How Can You Stop XML External Entity Injections?
What could you have done with the web application code to keep Batgirl’s folder safe? There is a way to disable external entities in all languages. It is usually just a quick true/false binary tag.
For example, in a PHP XML parser, it would look like this: libxml_disable_entity_loader (true);
And in Java:
factory.setFeature("http://apache.org/xml/features/disallow-doctype-decl", true);
There are additional XML parsing APIs that may have external entities enabled by default, so note all your dependencies.
What Is Insecure Deserialization?
Let’s talk about serialization first.
To start, you will need an object in any of the object-oriented programming languages like PHP, Javascript, Ruby, or Go.
Let’s say you want to take an object like a username and password and put it on the database. To store it, the object will need to be converted into byte stream to be transported through the network to get to the database. When there is a call for that same object in the database, it needs to be deserialized (converted from byte stream to an object) before its use.
This serialization/deserialization process for objects doesn’t just occur with databases. An object can change its state to a byte stream when stored in a file, from computer to computer or moving through the network.
These objects can be cookies, voice streams, tokens, and cache files, to name a few. They serialize and deserialize at endpoints.
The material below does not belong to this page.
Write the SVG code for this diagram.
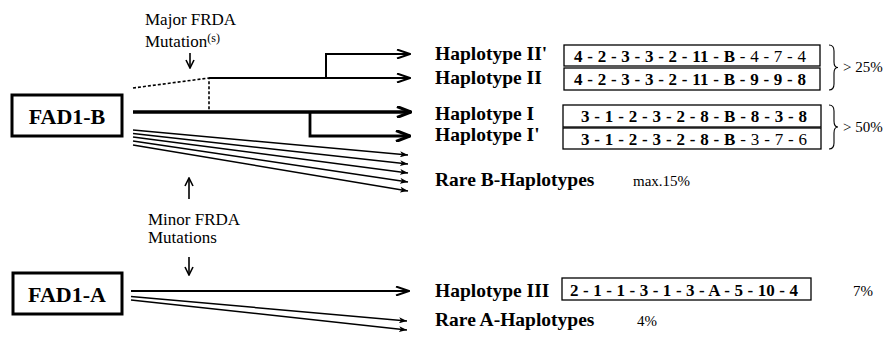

So what is insecure deserialization? It is a vulnerability that exposes the binary to a MITM or injected code that can change the integrity of the object when it is deserialized. Java has dedicated libraries for serialization and deserialization. YAML has libraries dedicated towards serialization for various programming languages.
For example, a cookie with a session ID and credentials is sent from the browser to the web server running Java.
The cookie is serialized using the Java OutputStream class with a constructor.
Malicious code is injected in the binary by bad pirates.
The cookie is deserialized using Java’s ObjectInputStream class without a constructor. The constructor is created after the object has been created. Without verification or input validation during the deserialization process, deserialization attacks are a hacker’s paradise.
A hacker can use a Java class that extends Serializable or Externalizable because they are already available in the library. The member values can be manipulated to create functionality different from the original object.
Here is an example with Java:
public class Hacked extends Serializable {
private String cmd;
private void readObject(ObjectInputStream hackedbinary) {
hackedbinary.defaultReadObject();
Runtime.getRuntime().exec(cmd);
}
}
You will see that this class Hacked extends one of the libraries being used in the system. The value of the class variable is called cmd, which coincides with the command in the Windows OS for the command prompt.
The readObject()
method anddefaultReadObject()
methods deserialize the hacked binary to coincide with the serialization process in the beginning.
The Runtime.getRuntime().exec(cmd);
opens a command prompt for the hacker to effectively change the functionality of the original object.
Prevent Insecure Deserialization
In the above example, the Java ObjectInputStream class restricts arbitrary use from that library by wrapping it in the SerialKiller library. The SerialKiller Java library was created to offset the issues in deserialization.
To prevent unauthorized escalated access using the deserialized object, a defensive move would be to provide input validation and verification of the functionality of the object.
Let’s Recap!
External XML entities can be used to reveal sensitive data, images, and document references saved on a computer.
External XML entities should be disabled as a best practice.
Insecure deserialization is the ability of an attacker to change the state of code while it is being converted to binary.
Insecure deserialization can be prevented by creating checks on the state of code as it is converted back.
Use code libraries that can prevent the use of standard Java libraries in the attack.